Assim, não é possível pensar em “meu” Bem Viver (uma dolce vita de abundâncias e prazerosidades), uma vez que o Bem Viver não existe no individual. O Bem Viver só é possível a partir das estruturas relacionais de reciprocidade, explica Mario Rodríguez.
Nesse sentido, reciprocidade vai além da solidariedade, por pressupor relações de “obrigação” mutua que criam um equilíbrio e um sentido de igualdade entre quem dá e quem recebe. “Nas relações com a natureza aprendemos o sentido de interdependência, por exemplo; e isso influi na maneira como vemos a emancipação”. Mais além, prossegue Mario, é preciso atentar aos modos de construção do tecido comunitário, porque não há como disputar os rumos de políticas de Estado se não mudarmos as nossas próprias formas organizativas.
Foto: Marco Túlio de Freitas Amaral
“Muito do que acontece nas nossas organizações são processos profundamente coloniais, patriarcais e mercantilizadores.

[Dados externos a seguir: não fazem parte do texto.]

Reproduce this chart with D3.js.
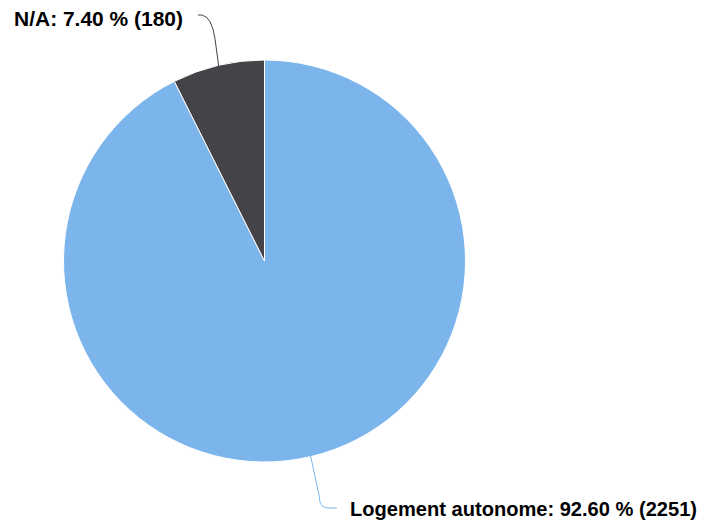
<!DOCTYPE html>
<html>
<head>
<meta charset="utf-8">
<script src="https://cdn.jsdelivr.net/npm/d3@7"></script>
<style>
  body { margin: 0; background: #fff; }
  svg { display: block; }
  .lbl { font-family: "Liberation Sans", Arial, sans-serif; font-weight: bold; fill: #000;
         paint-order: stroke; stroke: #fff; stroke-width: 2px; stroke-linejoin: round; }
</style>
</head>
<body>
<svg id="chart" width="701" height="524"></svg>
<script>
// data
const categories = ["Logement autonome", "N/A"];
const counts = [2251, 180];
const percents = [92.60, 7.40];
const colors = ["#7cb5ec", "#434348"];

const svg = d3.select("#chart");
const cx = 264.5, cy = 261, r = 201;

const pie = d3.pie().sort(null).value(d => d.count);
const slices = pie(categories.map((c, i) => ({ name: c, count: counts[i], pct: percents[i], color: colors[i] })));

const arc = d3.arc().innerRadius(0).outerRadius(r);
const edge = d3.arc().innerRadius(r - 4).outerRadius(r - 4);

const g = svg.append("g").attr("transform", `translate(${cx},${cy})`);

g.selectAll("path.slice")
  .data(slices)
  .enter().append("path")
  .attr("class", "slice")
  .attr("d", arc)
  .attr("fill", d => d.data.color)
  .attr("stroke", "#fff")
  .attr("stroke-width", 1);

// label placement (absolute coords), one per slice
const labelPos = [
  { x: 350, y: 516, anchor: "start", conn: [331, 508], width: 347 },
  { x: 183, y: 26, anchor: "end", conn: [198, 15], width: 169 }
];

slices.forEach((d, i) => {
  const p = edge.centroid(d);
  const ex = cx + p[0], ey = cy + p[1];
  const lp = labelPos[i];
  const path = d3.path();
  if (lp.y > cy) {
    path.moveTo(ex, ey);
    path.lineTo(ex + (lp.conn[0] - ex) * 0.45, ey + (lp.conn[1] - ey) * 0.8);
    path.quadraticCurveTo(lp.conn[0] - 12, lp.conn[1] + 1, lp.conn[0], lp.conn[1]);
    path.lineTo(lp.conn[0] + 6, lp.conn[1]);
  } else {
    path.moveTo(lp.conn[0], lp.conn[1]);
    path.lineTo(lp.conn[0] + 4, lp.conn[1]);
    path.quadraticCurveTo(lp.conn[0] + 14, lp.conn[1] + 2, ex - 4, ey - 30);
    path.lineTo(ex, ey);
  }
  svg.append("path")
    .attr("d", path.toString())
    .attr("fill", "none")
    .attr("stroke", d.data.color)
    .attr("stroke-width", 1);

  const t = svg.append("text")
    .attr("class", "lbl")
    .attr("x", lp.x)
    .attr("y", lp.y)
    .attr("text-anchor", lp.anchor)
    .style("font-size", "17px")
    .text(`${d.data.name}: ${d.data.pct.toFixed(2)} % (${d.data.count})`);
  const w = t.node().getComputedTextLength();
  t.style("font-size", (17 * lp.width / w).toFixed(2) + "px");
});
</script>
</body>
</html>
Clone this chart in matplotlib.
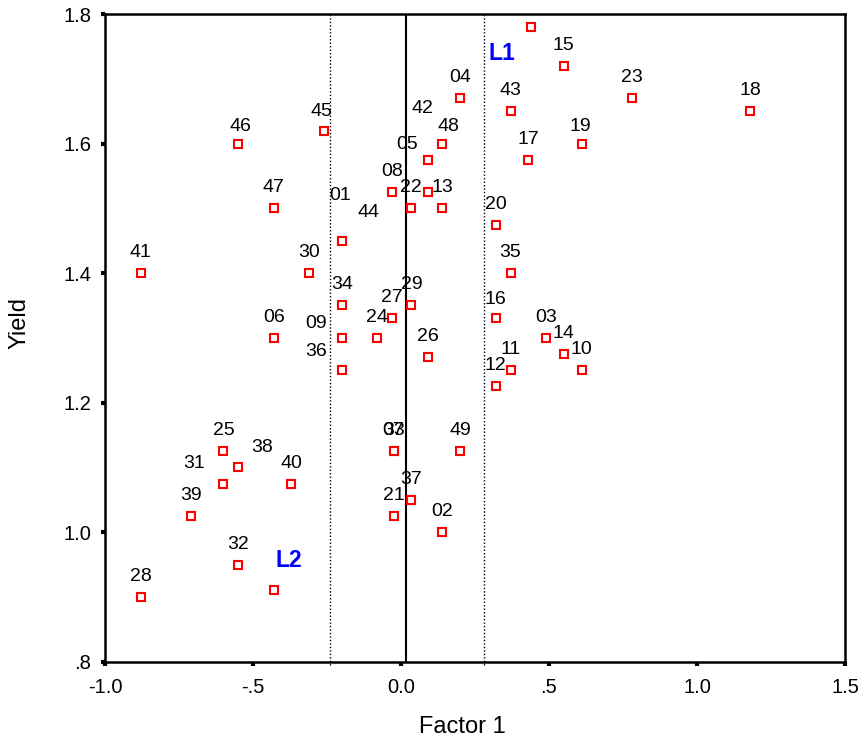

Temos que reconstruir o tecido organizativo e mudar as relações cotidianas. Precisamos manter um pé no que foram as bandeiras históricas das esquerdas, a luta por igualdade, por democratização, por acesso. O outro pé tem que estar no outro horizonte civilizatório”.
É fato que não sairemos facilmente do discurso da modernidade e do desenvolvimento intrínsecos ao capitalismo por simples decisão. Mas, de tudo que conversamos nestes três dias de reciprocidade e compartilhamento de saberes e experiências em Parelheiros, possivelmente podemos buscar no Bem Viver horizontes de saída.
Retomando o fenômeno Juanito, imaginemos que se tivesse atinado mais ao que se passou em seu território entre 14 e 17 de junho, se tivesse interagido mais, se tivesse reciprocado, possivelmente teria se beneficiado da conversa sobre Illa; uma vez que ele, em relação ao deixar de ser ave pedestre, é “algo que contém o que já é mas só vai ser se você cria adequadamente o que já é”; e poderia quem sabe voar.